Piergiorgio Branzi |
[…] Sur les présentoirs, on avait disposé des piles de livres plus ou moins hautes ; certaines couvertures s'ornaient d'une critique écrite au feutre sur un papier de couleur bleue, orange, jaune. Une table regroupait tous les livres (essais ou romans) en lien avec le féminisme ; plus loin, une autre table disposait, en étoile, des essais pour alerter les lecteurs des dangers du réchauffement climatique. Je remarquai une affiche, avec des enfants tout sourire, noirs, blancs, jaunes. Sur cette affiche, en grosses lettres rouges, on lisait : « Son premier chef-d'œuvre. » Le mercredi et le samedi, la librairie proposait des ateliers d'écriture « pour les petits monstres », ce qu'il fallait traduire, pensai-je, par « vos enfants pleins d'imagination ». Des silhouettes en carton de Victor Hugo, de Marcel Proust et de Georges Simenon se détachaient, comme des ombres chinoises, sur un mur blanc. Hugo portait une crête de punk, Proust un maillot du PSG et Simenon fumait un joint. Yourcenar, plus loin, telle Marilyn Monroe, retenait sa robe blanche pour que le souffle du métro ne la soulève pas toute entière (la robe). Albert Camus stoppait un penalty tiré par Samuel Beckett. Les écrivains, ce ne sont pas des gratte-papier, puant le renfermé, la macération, le révolu, la droite, la vieillesse.

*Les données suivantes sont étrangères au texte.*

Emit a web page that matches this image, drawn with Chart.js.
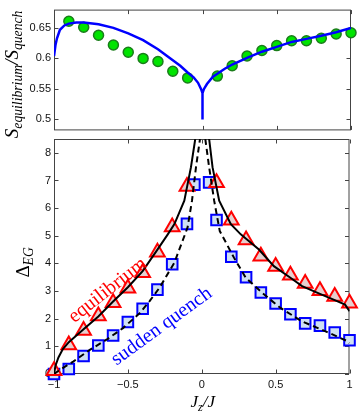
<!DOCTYPE html>
<html>
<head>
<meta charset="utf-8">
<script src="https://cdn.jsdelivr.net/npm/chart.js@4.4.1/dist/chart.umd.min.js"></script>
<style>
  body{ margin:0; background:#fff; }
  #wrap{ position:relative; width:360px; height:415px; overflow:hidden; }
  canvas{ position:absolute; left:0; top:0; }
  .lbl{ position:absolute; white-space:nowrap; font-family:"Liberation Serif","DejaVu Serif",serif; transform-origin:center center; line-height:1; }
  .lbl sub{ font-size:0.72em; vertical-align:-0.3em; }
</style>
</head>
<body>
<div id="wrap">
  <canvas id="bot" width="360" height="415"></canvas>
  <canvas id="top" width="360" height="140"></canvas>
  <div class="lbl" id="ytop" style="font-size:19px;"><i>S</i><sub><i>equilibrium</i></sub><i>/S</i><sub><i>quench</i></sub></div>
  <div class="lbl" id="ybot" style="font-size:19px;">&Delta;<sub><i>EG</i></sub></div>
  <div class="lbl" id="xbot" style="font-size:17px;"><i>J</i><sub><i>z</i></sub><i>/J</i></div>
  <div class="lbl" id="eqlbl" style="font-size:20px;color:#ff0000;">equilibrium</div>
  <div class="lbl" id="sqlbl" style="font-size:20px;color:#0000ff;">sudden quench</div>
</div>
<script>
// ---- top panel data
const topDotsX = [-0.9,-0.8,-0.7,-0.6,-0.5,-0.4,-0.3,-0.2,-0.1, 0.1,0.2,0.3,0.4,0.5,0.6,0.7,0.8,0.9,1.0]
const topDotsY = [0.661,0.651,0.638,0.622,0.610,0.600,0.595,0.579,0.568, 0.571,0.588,0.604,0.613,0.621,0.629,0.629,0.633,0.640,0.642]
const topCurveX = [-1,-0.99,-0.98,-0.96,-0.93,-0.9,-0.85,-0.8,-0.7,-0.6,-0.5,-0.4,-0.3,-0.2,-0.15,-0.1,-0.06,-0.03,-0.01,0,0,0,0.01,0.03,0.07,0.1,0.15,0.2,0.3,0.4,0.5,0.6,0.7,0.8,0.9,1.0]
const topCurveY = [0.604,0.622,0.633,0.647,0.654,0.657,0.659,0.659,0.656,0.650,0.641,0.630,0.615,0.597,0.588,0.577,0.569,0.560,0.550,0.543,0.500,0.543,0.550,0.558,0.570,0.575,0.583,0.590,0.601,0.611,0.619,0.627,0.632,0.637,0.643,0.650]
const topYTicks = [0.5,0.55,0.6,0.65]
const topYLabels = ['0.5','0.55','0.6','0.65']

// ---- bottom panel data
const eqX = [-1,-0.9,-0.8,-0.7,-0.6,-0.5,-0.4,-0.3,-0.2,-0.1, 0.1,0.2,0.3,0.4,0.5,0.6,0.7,0.8,0.9,1.0]
const eqY = [0.12,1.05,1.57,2.1,2.58,3.1,3.66,4.4,5.32,6.78, 6.92,5.56,4.85,4.26,3.89,3.57,3.27,3.01,2.8,2.56]
const sqX = [-1,-0.9,-0.8,-0.7,-0.6,-0.5,-0.4,-0.3,-0.2,-0.1,-0.05, 0.05,0.1,0.2,0.3,0.4,0.5,0.6,0.7,0.8,0.9,1.0]
const sqY = [0.0,0.18,0.65,1.03,1.39,1.88,2.36,3.05,3.97,5.43,6.85, 6.93,5.57,4.24,3.5,2.95,2.55,2.16,1.83,1.75,1.5,1.22]
const eqLeftX = [-1,-0.99,-0.97,-0.94,-0.9,-0.8,-0.7,-0.6,-0.5,-0.4,-0.3,-0.23,-0.185,-0.118,-0.073,-0.044]
const eqLeftY = [0,0.3,0.6,0.9,1.15,1.62,2.08,2.62,3.14,3.72,4.5,5.05,5.42,6.27,7.48,8.5]
const eqRightX = [0.05,0.073,0.118,0.197,0.264,0.3,0.387,0.488,0.6,0.679,0.8,0.9,0.97,0.993,1.0]
const eqRightY = [8.5,7.48,6.27,5.42,5.05,4.89,4.5,3.9,3.48,3.18,2.9,2.67,2.51,2.33,2.27]
const sqLeftX = [-1,-0.96,-0.87,-0.758,-0.645,-0.533,-0.42,-0.354,-0.286,-0.185,-0.096,-0.066,-0.039,-0.012]
const sqLeftY = [0.0,0.15,0.45,0.87,1.24,1.66,2.2,2.63,3.12,4.03,5.3,6.27,7.48,8.5]
const sqRightX = [0.024,0.05,0.084,0.122,0.219,0.298,0.41,0.533,0.679,0.814,0.993,1.0]
const sqRightY = [8.5,7.48,6.27,5.17,4.2,3.48,2.93,2.39,1.9,1.6,1.17,1.12]
const botYTicks = [0,1,2,3,4,5,6,7,8]
const xTicks = [-1,-0.5,0,0.5,1]
const xLabels = ['\u22121','\u22120.5','0','0.5','1']

const pts = (xs, ys) => xs.map((x,i)=>({x, y:ys[i]}))
const tickFont = { family:'"Liberation Sans", Arial, sans-serif', size:11 }

// box with inward ticks, MATLAB style
const frame = {
  id:'frame',
  beforeDatasetsDraw(chart, args, opts){
    const {ctx, chartArea:a, scales} = chart
    const L = a.left+0.5, R = a.right-0.5, T = a.top+0.5, B = a.bottom-0.5
    ctx.save()
    ctx.strokeStyle = '#444'
    ctx.lineWidth = 1
    ctx.strokeRect(L, T, R-L, B-T)
    ctx.beginPath()
    for(const v of opts.xt){
      const p = Math.round(scales.x.getPixelForValue(v))+0.5
      ctx.moveTo(p, T); ctx.lineTo(p, T+4)
      ctx.moveTo(p, B); ctx.lineTo(p, B-4)
    }
    for(const v of opts.yt){
      const p = Math.round(scales.y.getPixelForValue(v))+0.5
      ctx.moveTo(L, p); ctx.lineTo(L+4, p)
      ctx.moveTo(R, p); ctx.lineTo(R-4, p)
    }
    ctx.stroke()
    ctx.restore()
  }
}

Chart.defaults.font.family = tickFont.family
Chart.defaults.color = '#111'

new Chart(document.getElementById('top'), {
  type:'scatter',
  data:{ datasets:[
    { data:pts(topCurveX, topCurveY), showLine:true, borderColor:'#0000ff', borderWidth:2.5, pointRadius:0, tension:0 },
    { data:pts(topDotsX, topDotsY), pointStyle:'circle', pointRadius:5, pointBackgroundColor:'#00e400', pointBorderColor:'#1a7d1a', pointBorderWidth:1.5, clip:false }
  ]},
  options:{
    responsive:false, animation:false, devicePixelRatio:1,
    layout:{ padding:{ top:8, right:9, bottom:1, left:0 } },
    plugins:{ legend:{display:false}, tooltip:{enabled:false}, frame:{ xt:xTicks, yt:topYTicks } },
    scales:{
      x:{ type:'linear', min:-1, max:1, display:false },
      y:{ type:'linear', min:0.482, max:0.68,
          afterBuildTicks: s => { s.ticks = topYTicks.map(v=>({value:v})) },
          afterFit: s => { s.width = 54 },
          grid:{ display:false, drawTicks:false }, border:{ display:false },
          ticks:{ font:tickFont, padding:3, callback:(v)=> topYLabels[topYTicks.indexOf(v)] } }
    }
  },
  plugins:[frame]
})

new Chart(document.getElementById('bot'), {
  type:'scatter',
  data:{ datasets:[
    { data:pts(eqLeftX, eqLeftY), showLine:true, borderColor:'#000', borderWidth:2, pointRadius:0 },
    { data:pts(eqRightX, eqRightY), showLine:true, borderColor:'#000', borderWidth:2, pointRadius:0 },
    { data:pts(sqLeftX, sqLeftY), showLine:true, borderColor:'#000', borderWidth:2, borderDash:[6,4], pointRadius:0 },
    { data:pts(sqRightX, sqRightY), showLine:true, borderColor:'#000', borderWidth:2, borderDash:[6,4], pointRadius:0 },
    { data:pts(eqX, eqY), pointStyle:'triangle', pointRadius:8.5, pointBackgroundColor:'#e6cfcf', pointBorderColor:'#ff0000', pointBorderWidth:2, clip:false },
    { data:pts(sqX, sqY), pointStyle:'rect', pointRadius:7.5, pointBackgroundColor:'#cfe0f3', pointBorderColor:'#0000ff', pointBorderWidth:2, clip:false }
  ]},
  options:{
    responsive:false, animation:false, devicePixelRatio:1,
    layout:{ padding:{ top:139, right:9, bottom:0, left:0 } },
    plugins:{ legend:{display:false}, tooltip:{enabled:false}, frame:{ xt:xTicks, yt:botYTicks } },
    scales:{
      x:{ type:'linear', min:-1, max:1,
          afterBuildTicks: s => { s.ticks = xTicks.map(v=>({value:v})) },
          afterFit: s => { s.height = 41 },
          grid:{ display:false, drawTicks:false }, border:{ display:false },
          ticks:{ font:tickFont, padding:4, maxRotation:0, callback:(v)=> xLabels[xTicks.indexOf(v)] } },
      y:{ type:'linear', min:0, max:8.5,
          afterBuildTicks: s => { s.ticks = botYTicks.map(v=>({value:v})) },
          afterFit: s => { s.width = 54 },
          grid:{ display:false, drawTicks:false }, border:{ display:false },
          ticks:{ font:tickFont, padding:3, callback:(v)=> String(v) } }
    }
  },
  plugins:[frame]
})

// place rotated / math labels around their centres
function place(id, cx, cy, deg){
  const el = document.getElementById(id)
  const w = el.offsetWidth, h = el.offsetHeight
  el.style.left = (cx - w/2) + 'px'
  el.style.top = (cy - h/2) + 'px'
  el.style.transform = `rotate(${deg}deg)`
}
place('ytop', 14, 74, -90)
place('ybot', 24, 262, -90)
place('xbot', 203, 403, 0)
place('eqlbl', 106, 289, -38)
place('sqlbl', 160, 325, -36)
</script>
</body>
</html>
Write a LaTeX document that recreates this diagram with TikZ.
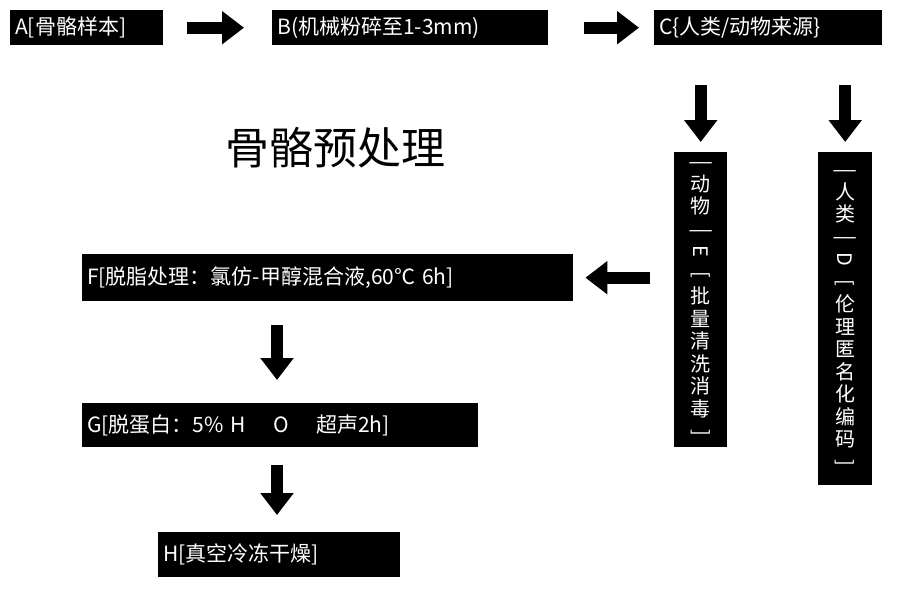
\documentclass[tikz,border=0pt]{standalone}
\usepackage{fontspec}
\setmainfont{Noto Sans CJK SC}
\usetikzlibrary{arrows.meta}
\newcommand{\rl}[1]{\rotatebox[origin=c]{-90}{#1}}
\begin{document}
\begin{tikzpicture}[x=1pt,y=-1pt,
  box/.style={fill=black,text=white,font=\fontsize{21}{24}\selectfont,inner sep=0pt,anchor=north west,align=left,text width=#1,inner xsep=5pt},
  vbox/.style={fill=black,text=white,font=\fontsize{20}{22.5}\selectfont,inner sep=0pt,anchor=north west,align=center},
  blk/.style={line width=12pt,-{Triangle[width=32pt,length=22pt]}}]
\useasboundingbox (0,0) rectangle (901,611);
\node[box=143pt,minimum height=35] (a) at (10,10) {A[骨骼样本]};
\node[box=266pt,minimum height=35] (b) at (272,10) {B(机械粉碎至1-3mm)};
\node[box=218pt,minimum height=35] (c) at (654,10) {C\{人类/动物来源\}};
\node[vbox,minimum width=53,minimum height=295] (e) at (674,152) {\rl{|}\\动\\物\\\rl{|}\\\rl{E}\\\rl{[}\\批\\量\\清\\洗\\消\\毒\\\rl{]}};
\node[vbox,minimum width=54,minimum height=333] (d) at (818,152) {\rl{|}\\人\\类\\\rl{|}\\\rl{D}\\\rl{[}\\伦\\理\\匿\\名\\化\\编\\码\\\rl{]}};
\node[box=481pt,minimum height=47] (f) at (82,254) {F[脱脂处理：氯仿-甲醇混合液,60℃ 6h]};
\node[box=386pt,minimum height=44] (g) at (82,403) {G[脱蛋白：5\% H\hspace{1.3em}O\hspace{1.3em}超声2h]};
\node[box=232pt,minimum height=45] (h) at (158,532) {H[真空冷冻干燥]};
\node[font=\fontsize{44}{46}\selectfont] (t) at (335,148) {骨骼预处理};
\draw[blk,shorten <=24pt,shorten >=28pt] (a.east) -- (b.west);
\draw[blk,shorten <=36pt,shorten >=15pt] (b.east) -- (c.west);
\draw[blk,shorten <=40pt,shorten >=10pt] (c.south -| e.north) -- (e.north);
\draw[blk,shorten <=40pt,shorten >=10pt] (c.south -| d.north) -- (d.north);
\draw[blk,shorten <=24pt,shorten >=12pt] (e.west |- f.east) -- (f.east);
\draw[blk,shorten <=24pt,shorten >=23pt] (f.south -| 277,0) -- (g.north -| 277,0);
\draw[blk,shorten <=18pt,shorten >=17pt] (g.south -| 277,0) -- (h.north -| 277,0);
\end{tikzpicture}
\end{document}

De pénétrer dans une librairie, gonflée des romans de la rentrée littéraire ou des livres dont on parle, m'avait toujours déprimé. A quoi bon, pensais-je, ajouter un volume de plus à cette frénésie commerciale ? J'avais aimé, dans les livres, le retrait du monde, le pas de côté, l'absence. Les libraires applaudissaient les stars du roman, la foule, la présence. C'est normal, ils avaient, pour survivre, l'obligation de vendre. Que le livre fût un produit me foutait le bourdon : ce n'était donc que ça ? Au mieux, un médicament pour l'âme, au pire, un passe-temps qu'on emportait à la plage, ou dans le train, par peur de rester seul avec soi ? Le livre, un divertissement ? Vraiment ? Je songeais que la littérature se trouvait plus sûrement au milieu d'une lande déserte, dans le vent, le sable, la nuit : la disparition.